### SUPPLIED DATA
** BEGIN **
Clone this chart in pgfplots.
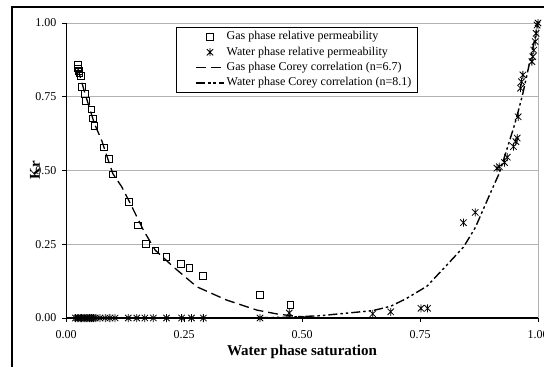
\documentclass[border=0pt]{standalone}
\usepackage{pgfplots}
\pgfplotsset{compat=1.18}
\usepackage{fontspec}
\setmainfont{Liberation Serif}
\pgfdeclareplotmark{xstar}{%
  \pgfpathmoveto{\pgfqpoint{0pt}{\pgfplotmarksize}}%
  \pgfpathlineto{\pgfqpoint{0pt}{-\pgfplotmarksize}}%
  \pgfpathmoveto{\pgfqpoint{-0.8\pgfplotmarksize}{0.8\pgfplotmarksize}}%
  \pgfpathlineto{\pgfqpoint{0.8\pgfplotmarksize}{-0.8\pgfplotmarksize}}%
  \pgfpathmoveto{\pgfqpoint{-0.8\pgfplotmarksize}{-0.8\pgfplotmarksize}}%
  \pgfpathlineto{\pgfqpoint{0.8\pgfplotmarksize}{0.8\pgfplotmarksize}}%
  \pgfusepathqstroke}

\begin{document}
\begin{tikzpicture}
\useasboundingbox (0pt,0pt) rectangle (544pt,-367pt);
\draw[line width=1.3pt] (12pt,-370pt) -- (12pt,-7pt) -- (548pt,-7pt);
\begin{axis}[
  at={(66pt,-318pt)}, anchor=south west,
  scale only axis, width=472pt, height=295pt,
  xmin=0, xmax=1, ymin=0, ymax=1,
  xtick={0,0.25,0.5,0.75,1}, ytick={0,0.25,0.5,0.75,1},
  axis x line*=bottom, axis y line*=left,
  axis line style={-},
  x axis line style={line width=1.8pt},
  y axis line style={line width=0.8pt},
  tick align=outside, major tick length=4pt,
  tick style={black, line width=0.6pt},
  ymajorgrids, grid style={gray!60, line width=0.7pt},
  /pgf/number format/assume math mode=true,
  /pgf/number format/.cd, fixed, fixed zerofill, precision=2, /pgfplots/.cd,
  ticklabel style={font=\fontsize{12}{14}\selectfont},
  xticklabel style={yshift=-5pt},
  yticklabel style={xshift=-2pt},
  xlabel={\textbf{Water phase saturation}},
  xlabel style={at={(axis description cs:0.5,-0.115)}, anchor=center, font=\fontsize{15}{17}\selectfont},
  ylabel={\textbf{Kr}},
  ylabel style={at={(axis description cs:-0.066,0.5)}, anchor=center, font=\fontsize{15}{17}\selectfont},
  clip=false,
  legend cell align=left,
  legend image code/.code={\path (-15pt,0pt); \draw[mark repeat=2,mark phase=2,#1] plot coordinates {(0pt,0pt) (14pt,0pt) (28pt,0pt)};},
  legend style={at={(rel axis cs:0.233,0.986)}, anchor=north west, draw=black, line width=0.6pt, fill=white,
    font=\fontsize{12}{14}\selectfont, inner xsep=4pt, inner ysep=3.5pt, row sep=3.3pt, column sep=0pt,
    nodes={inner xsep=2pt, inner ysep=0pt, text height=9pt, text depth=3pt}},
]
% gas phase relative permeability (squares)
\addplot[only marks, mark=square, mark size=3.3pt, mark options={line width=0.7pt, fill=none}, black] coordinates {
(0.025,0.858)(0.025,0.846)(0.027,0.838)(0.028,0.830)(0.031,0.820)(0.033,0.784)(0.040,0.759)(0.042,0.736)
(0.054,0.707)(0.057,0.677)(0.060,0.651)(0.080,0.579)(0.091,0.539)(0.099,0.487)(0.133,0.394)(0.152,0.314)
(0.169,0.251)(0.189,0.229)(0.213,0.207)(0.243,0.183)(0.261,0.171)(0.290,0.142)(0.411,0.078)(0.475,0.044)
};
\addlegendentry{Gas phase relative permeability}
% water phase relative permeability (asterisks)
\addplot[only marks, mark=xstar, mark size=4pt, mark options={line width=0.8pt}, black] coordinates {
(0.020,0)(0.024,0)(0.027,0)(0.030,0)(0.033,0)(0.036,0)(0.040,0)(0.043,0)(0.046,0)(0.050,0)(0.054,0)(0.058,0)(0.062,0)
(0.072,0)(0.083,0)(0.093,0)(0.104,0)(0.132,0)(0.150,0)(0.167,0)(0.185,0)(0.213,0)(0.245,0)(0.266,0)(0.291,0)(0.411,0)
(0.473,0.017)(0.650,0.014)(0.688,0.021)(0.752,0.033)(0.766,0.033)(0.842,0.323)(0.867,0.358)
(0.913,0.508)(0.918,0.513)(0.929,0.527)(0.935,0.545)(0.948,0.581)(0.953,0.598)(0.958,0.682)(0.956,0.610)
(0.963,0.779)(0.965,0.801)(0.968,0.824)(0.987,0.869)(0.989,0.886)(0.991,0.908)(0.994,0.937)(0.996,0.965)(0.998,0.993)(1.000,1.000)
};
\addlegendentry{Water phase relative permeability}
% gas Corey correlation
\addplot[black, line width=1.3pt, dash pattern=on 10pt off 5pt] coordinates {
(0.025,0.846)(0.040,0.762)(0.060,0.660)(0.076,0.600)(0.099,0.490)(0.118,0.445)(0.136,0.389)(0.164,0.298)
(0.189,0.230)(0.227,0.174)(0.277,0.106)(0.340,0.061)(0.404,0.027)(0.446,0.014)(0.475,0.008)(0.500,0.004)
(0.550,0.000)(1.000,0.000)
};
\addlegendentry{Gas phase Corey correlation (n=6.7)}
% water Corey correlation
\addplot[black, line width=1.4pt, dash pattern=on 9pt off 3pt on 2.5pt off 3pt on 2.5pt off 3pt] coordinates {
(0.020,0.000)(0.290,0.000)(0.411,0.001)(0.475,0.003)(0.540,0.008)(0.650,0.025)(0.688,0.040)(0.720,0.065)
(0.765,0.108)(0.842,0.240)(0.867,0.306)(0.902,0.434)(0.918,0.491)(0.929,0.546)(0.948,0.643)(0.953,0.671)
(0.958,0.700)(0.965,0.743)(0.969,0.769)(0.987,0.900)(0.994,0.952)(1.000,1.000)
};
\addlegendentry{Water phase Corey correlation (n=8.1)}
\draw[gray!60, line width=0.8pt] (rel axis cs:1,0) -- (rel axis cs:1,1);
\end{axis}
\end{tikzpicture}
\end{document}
** END **
Word for word, quote the full listing, omitting every picture.

### WRITTEN SOLUTION
Clone this chart in pgfplots.
\documentclass[border=0pt]{standalone}
\usepackage{pgfplots}
\pgfplotsset{compat=1.18}
\usepackage{fontspec}
\setmainfont{Liberation Serif}
\pgfdeclareplotmark{xstar}{%
  \pgfpathmoveto{\pgfqpoint{0pt}{\pgfplotmarksize}}%
  \pgfpathlineto{\pgfqpoint{0pt}{-\pgfplotmarksize}}%
  \pgfpathmoveto{\pgfqpoint{-0.8\pgfplotmarksize}{0.8\pgfplotmarksize}}%
  \pgfpathlineto{\pgfqpoint{0.8\pgfplotmarksize}{-0.8\pgfplotmarksize}}%
  \pgfpathmoveto{\pgfqpoint{-0.8\pgfplotmarksize}{-0.8\pgfplotmarksize}}%
  \pgfpathlineto{\pgfqpoint{0.8\pgfplotmarksize}{0.8\pgfplotmarksize}}%
  \pgfusepathqstroke}

\begin{document}
\begin{tikzpicture}
\useasboundingbox (0pt,0pt) rectangle (544pt,-367pt);
\draw[line width=1.3pt] (12pt,-370pt) -- (12pt,-7pt) -- (548pt,-7pt);
\begin{axis}[
  at={(66pt,-318pt)}, anchor=south west,
  scale only axis, width=472pt, height=295pt,
  xmin=0, xmax=1, ymin=0, ymax=1,
  xtick={0,0.25,0.5,0.75,1}, ytick={0,0.25,0.5,0.75,1},
  axis x line*=bottom, axis y line*=left,
  axis line style={-},
  x axis line style={line width=1.8pt},
  y axis line style={line width=0.8pt},
  tick align=outside, major tick length=4pt,
  tick style={black, line width=0.6pt},
  ymajorgrids, grid style={gray!60, line width=0.7pt},
  /pgf/number format/assume math mode=true,
  /pgf/number format/.cd, fixed, fixed zerofill, precision=2, /pgfplots/.cd,
  ticklabel style={font=\fontsize{12}{14}\selectfont},
  xticklabel style={yshift=-5pt},
  yticklabel style={xshift=-2pt},
  xlabel={\textbf{Water phase saturation}},
  xlabel style={at={(axis description cs:0.5,-0.115)}, anchor=center, font=\fontsize{15}{17}\selectfont},
  ylabel={\textbf{Kr}},
  ylabel style={at={(axis description cs:-0.066,0.5)}, anchor=center, font=\fontsize{15}{17}\selectfont},
  clip=false,
  legend cell align=left,
  legend image code/.code={\path (-15pt,0pt); \draw[mark repeat=2,mark phase=2,#1] plot coordinates {(0pt,0pt) (14pt,0pt) (28pt,0pt)};},
  legend style={at={(rel axis cs:0.233,0.986)}, anchor=north west, draw=black, line width=0.6pt, fill=white,
    font=\fontsize{12}{14}\selectfont, inner xsep=4pt, inner ysep=3.5pt, row sep=3.3pt, column sep=0pt,
    nodes={inner xsep=2pt, inner ysep=0pt, text height=9pt, text depth=3pt}},
]
% gas phase relative permeability (squares)
\addplot[only marks, mark=square, mark size=3.3pt, mark options={line width=0.7pt, fill=none}, black] coordinates {
(0.025,0.858)(0.025,0.846)(0.027,0.838)(0.028,0.830)(0.031,0.820)(0.033,0.784)(0.040,0.759)(0.042,0.736)
(0.054,0.707)(0.057,0.677)(0.060,0.651)(0.080,0.579)(0.091,0.539)(0.099,0.487)(0.133,0.394)(0.152,0.314)
(0.169,0.251)(0.189,0.229)(0.213,0.207)(0.243,0.183)(0.261,0.171)(0.290,0.142)(0.411,0.078)(0.475,0.044)
};
\addlegendentry{Gas phase relative permeability}
% water phase relative permeability (asterisks)
\addplot[only marks, mark=xstar, mark size=4pt, mark options={line width=0.8pt}, black] coordinates {
(0.020,0)(0.024,0)(0.027,0)(0.030,0)(0.033,0)(0.036,0)(0.040,0)(0.043,0)(0.046,0)(0.050,0)(0.054,0)(0.058,0)(0.062,0)
(0.072,0)(0.083,0)(0.093,0)(0.104,0)(0.132,0)(0.150,0)(0.167,0)(0.185,0)(0.213,0)(0.245,0)(0.266,0)(0.291,0)(0.411,0)
(0.473,0.017)(0.650,0.014)(0.688,0.021)(0.752,0.033)(0.766,0.033)(0.842,0.323)(0.867,0.358)
(0.913,0.508)(0.918,0.513)(0.929,0.527)(0.935,0.545)(0.948,0.581)(0.953,0.598)(0.958,0.682)(0.956,0.610)
(0.963,0.779)(0.965,0.801)(0.968,0.824)(0.987,0.869)(0.989,0.886)(0.991,0.908)(0.994,0.937)(0.996,0.965)(0.998,0.993)(1.000,1.000)
};
\addlegendentry{Water phase relative permeability}
% gas Corey correlation
\addplot[black, line width=1.3pt, dash pattern=on 10pt off 5pt] coordinates {
(0.025,0.846)(0.040,0.762)(0.060,0.660)(0.076,0.600)(0.099,0.490)(0.118,0.445)(0.136,0.389)(0.164,0.298)
(0.189,0.230)(0.227,0.174)(0.277,0.106)(0.340,0.061)(0.404,0.027)(0.446,0.014)(0.475,0.008)(0.500,0.004)
(0.550,0.000)(1.000,0.000)
};
\addlegendentry{Gas phase Corey correlation (n=6.7)}
% water Corey correlation
\addplot[black, line width=1.4pt, dash pattern=on 9pt off 3pt on 2.5pt off 3pt on 2.5pt off 3pt] coordinates {
(0.020,0.000)(0.290,0.000)(0.411,0.001)(0.475,0.003)(0.540,0.008)(0.650,0.025)(0.688,0.040)(0.720,0.065)
(0.765,0.108)(0.842,0.240)(0.867,0.306)(0.902,0.434)(0.918,0.491)(0.929,0.546)(0.948,0.643)(0.953,0.671)
(0.958,0.700)(0.965,0.743)(0.969,0.769)(0.987,0.900)(0.994,0.952)(1.000,1.000)
};
\addlegendentry{Water phase Corey correlation (n=8.1)}
\draw[gray!60, line width=0.8pt] (rel axis cs:1,0) -- (rel axis cs:1,1);
\end{axis}
\end{tikzpicture}
\end{document}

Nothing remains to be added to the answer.